Dear Prime Minister Harper,
It is with a profound sense of indignation that I read about your letter sent in the wake of the death of Venezuela´s President, Hugo Chavez.
Canadians would expect their Prime Minister to take the high road in responding to another nation´s grief following the death of their leader. Instead the letter you sent took the low road in not sending condolences to the Chavez family and for calling into question the deceased leader´s dedication to democratic principles following more than a decade of clean elections, unrivalled in the Americas.
Any sitting Canadian prime minister who met an early end could only dream of such massive outpouring of grief that has seen millions of Venezuelans line up for 35 kilometers to get a brief view of Chavez´s body lying in state.

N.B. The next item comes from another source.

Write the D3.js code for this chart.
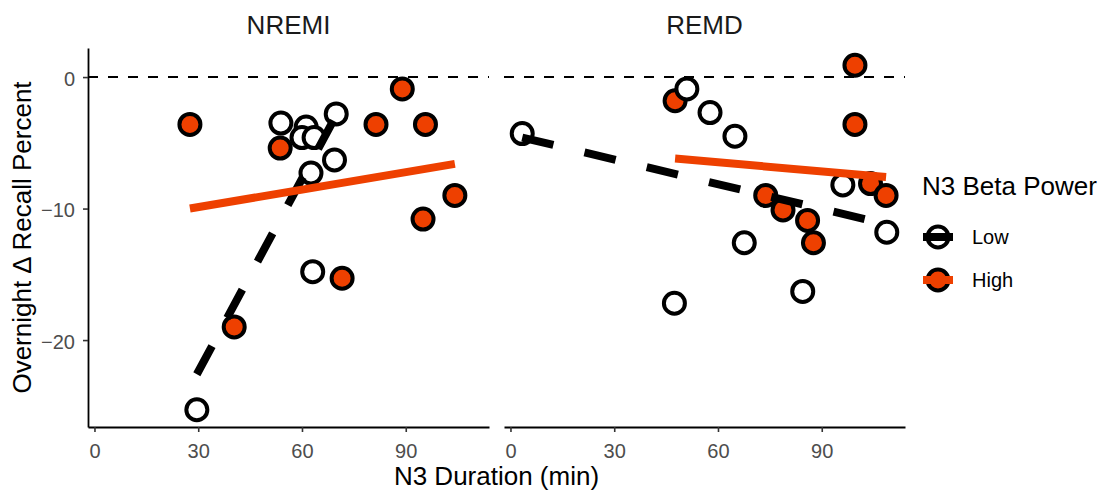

As a Canadian who was born in Venezuela and has returned on various occasions, I have heard from some of Venezuela´s poor about the difference that significant investment in social programs under Chavez has meant in greatly reducing the gap between rich and poor.

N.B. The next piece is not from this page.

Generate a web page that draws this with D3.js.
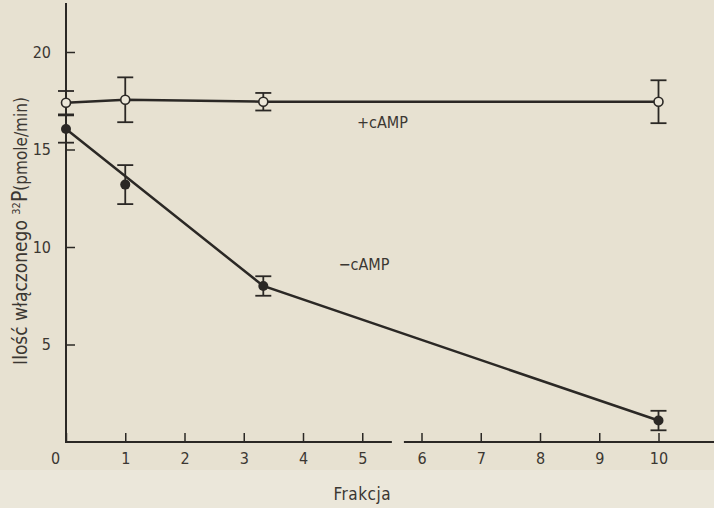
<!DOCTYPE html>
<html>
<head>
<meta charset="utf-8">
<script src="https://cdn.jsdelivr.net/npm/d3@7"></script>
<style>
  body { margin: 0; background: #e7e1d1; }
  svg { display: block; }
  text { font-family: "Liberation Sans Narrow", "DejaVu Sans Condensed", sans-serif; fill: #3b3732; }
</style>
</head>
<body>
<svg id="chart"></svg>
<script>
// data
var frakcja   = [0, 1, 3.33, 10];
var plusCAMP  = [17.4, 17.55, 17.45, 17.45];
var plusErr   = [0.6, 1.15, 0.45, 1.1];
var minusCAMP = [16.05, 13.2, 8.0, 1.1];
var minusErr  = [0.7, 1.0, 0.5, 0.5];
// straight line drawn by the author through the -cAMP points
var minusFitX = [0, 3.33, 10];
var minusFitY = [16.05, 8.0, 1.1];

var xTicks = [0, 1, 2, 3, 4, 5, 6, 7, 8, 9, 10];
var yTicks = [5, 10, 15, 20];
var axisBreak = [5.5, 5.72];

var W = 714, H = 508;

var svg = d3.select('#chart')
            .attr('width', W)
            .attr('height', H);

// slightly lighter paper below the plot
svg.append('rect')
   .attr('x', 0).attr('y', 470)
   .attr('width', W).attr('height', H - 470)
   .attr('fill', '#ebe7da');

var x = d3.scaleLinear().domain([0, 10]).range([66, 658.5]);
var y = d3.scaleLinear().domain([0, 20]).range([442, 52]);

var ink = '#2b2825';

// x axis with break
var xAxis = d3.axisBottom(x)
              .tickValues(xTicks)
              .tickSizeInner(-9)
              .tickSizeOuter(0)
              .tickPadding(11)
              .tickFormat(d3.format('d'));

var gx = svg.append('g')
            .attr('class', 'x axis')
            .attr('transform', 'translate(0,' + y(0) + ')')
            .call(xAxis);
gx.select('.domain').remove();
gx.selectAll('.tick line').attr('stroke', ink).attr('stroke-width', 1.5);
gx.selectAll('.tick text').style('font-size', '16px').attr('fill', '#3b3732');
gx.selectAll('.tick').filter(function(d){ return d === 0; })
  .select('text').attr('dx', -11);

var xEnd = x.invert(W);
[[0, axisBreak[0]], [axisBreak[1], xEnd]].forEach(function(seg){
    gx.append('line')
      .attr('x1', x(seg[0]) - 1)
      .attr('x2', x(seg[1]))
      .attr('stroke', ink)
      .attr('stroke-width', 2);
});

// y axis
var yAxis = d3.axisLeft(y)
              .tickValues(yTicks)
              .tickSizeInner(-9)
              .tickSizeOuter(0)
              .tickPadding(15);

var gy = svg.append('g')
            .attr('class', 'y axis')
            .attr('transform', 'translate(' + x(0) + ',0)')
            .call(yAxis);
gy.select('.domain').remove();
gy.selectAll('.tick line').attr('stroke', ink).attr('stroke-width', 1.5);
gy.selectAll('.tick text').style('font-size', '16px').attr('fill', '#3b3732');
gy.append('line')
  .attr('y1', y(0) + 1)
  .attr('y2', 3)
  .attr('stroke', ink)
  .attr('stroke-width', 2);

// axis titles
svg.append('text')
   .attr('x', x(5))
   .attr('y', 500)
   .attr('text-anchor', 'middle')
   .style('font-size', '17px')
   .style('letter-spacing', '0.5px')
   .text('Frakcja');

var yTitle = svg.append('text')
   .attr('transform', 'translate(27,' + 231 + ') rotate(-90)')
   .attr('text-anchor', 'middle')
   .style('font-size', '19px');
yTitle.append('tspan').text('Ilość włączonego ');
yTitle.append('tspan').attr('dy', -7).style('font-size', '11px').text('32');
yTitle.append('tspan').attr('dy', 7).style('font-size', '21px').text('P');
yTitle.append('tspan').style('font-size', '17px').text('(pmole/min)');

// lines
var line = d3.line()
             .x(function(d){ return x(d[0]); })
             .y(function(d){ return y(d[1]); });

svg.append('path')
   .datum(d3.zip(frakcja, plusCAMP))
   .attr('d', line)
   .attr('fill', 'none')
   .attr('stroke', ink)
   .attr('stroke-width', 2.5);

svg.append('path')
   .datum(d3.zip(minusFitX, minusFitY))
   .attr('d', line)
   .attr('fill', 'none')
   .attr('stroke', ink)
   .attr('stroke-width', 2.5);

// error bars
function errorBars(vals, errs) {
    var g = svg.append('g');
    var data = d3.zip(frakcja, vals, errs);
    g.selectAll('line.bar').data(data).enter().append('line')
     .attr('x1', function(d){ return x(d[0]); })
     .attr('x2', function(d){ return x(d[0]); })
     .attr('y1', function(d){ return y(d[1] - d[2]); })
     .attr('y2', function(d){ return y(d[1] + d[2]); })
     .attr('stroke', ink).attr('stroke-width', 1.8);
    [-1, 1].forEach(function(s){
        g.selectAll(null).data(data).enter().append('line')
         .attr('x1', function(d){ return x(d[0]) - 8; })
         .attr('x2', function(d){ return x(d[0]) + 8; })
         .attr('y1', function(d){ return y(d[1] + s * d[2]); })
         .attr('y2', function(d){ return y(d[1] + s * d[2]); })
         .attr('stroke', ink).attr('stroke-width', 1.8);
    });
}
errorBars(plusCAMP, plusErr);
errorBars(minusCAMP, minusErr);

// points
svg.selectAll('circle.open')
   .data(d3.zip(frakcja, plusCAMP))
   .enter().append('circle')
   .attr('class', 'open')
   .attr('cx', function(d){ return x(d[0]); })
   .attr('cy', function(d){ return y(d[1]); })
   .attr('r', 4.5)
   .attr('fill', '#ece7d9')
   .attr('stroke', ink)
   .attr('stroke-width', 1.6);

svg.selectAll('circle.filled')
   .data(d3.zip(frakcja, minusCAMP))
   .enter().append('circle')
   .attr('class', 'filled')
   .attr('cx', function(d){ return x(d[0]); })
   .attr('cy', function(d){ return y(d[1]); })
   .attr('r', 5)
   .attr('fill', ink);

// series labels
svg.append('text')
   .attr('x', x(4.91))
   .attr('y', y(16.1))
   .style('font-size', '16px')
   .text('+cAMP');

svg.append('text')
   .attr('x', x(4.6))
   .attr('y', y(8.8))
   .style('font-size', '16px')
   .text('\u2212cAMP');
</script>
</body>
</html>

The Chavez legacy has not only included a massive redistribution of wealth at home, but also has been key to catalyzing change in much of the rest of Latin America. Regional groupings such as ALBA, UNASUR, and the Bank of the South (to name just three) were all inspired by Chavez´s dedication to pursuing greater integration among countries in Latin America and the Caribbean.
In a recently published article in the New York Times, the ex-president of Brazil, Luis Ignacio Lula Da Silva, stated: ¨If a public figure dies without leaving behind ideas, their legacy and spirit will vanish also.
But this is not the case with Chavez, a strong dynamic and unforgetable figure whose ideas will be discussed for decades....everywhere people are concerned with social justice, the struggle against poverty and a more just distribution of power in the world¨.
Canada´s attitude towards Venezuela needs to change. I would urge our government to send a strong message of support to Venezuela´s interim president, Nicolas Maduro, with a promise to build positive relations in the future.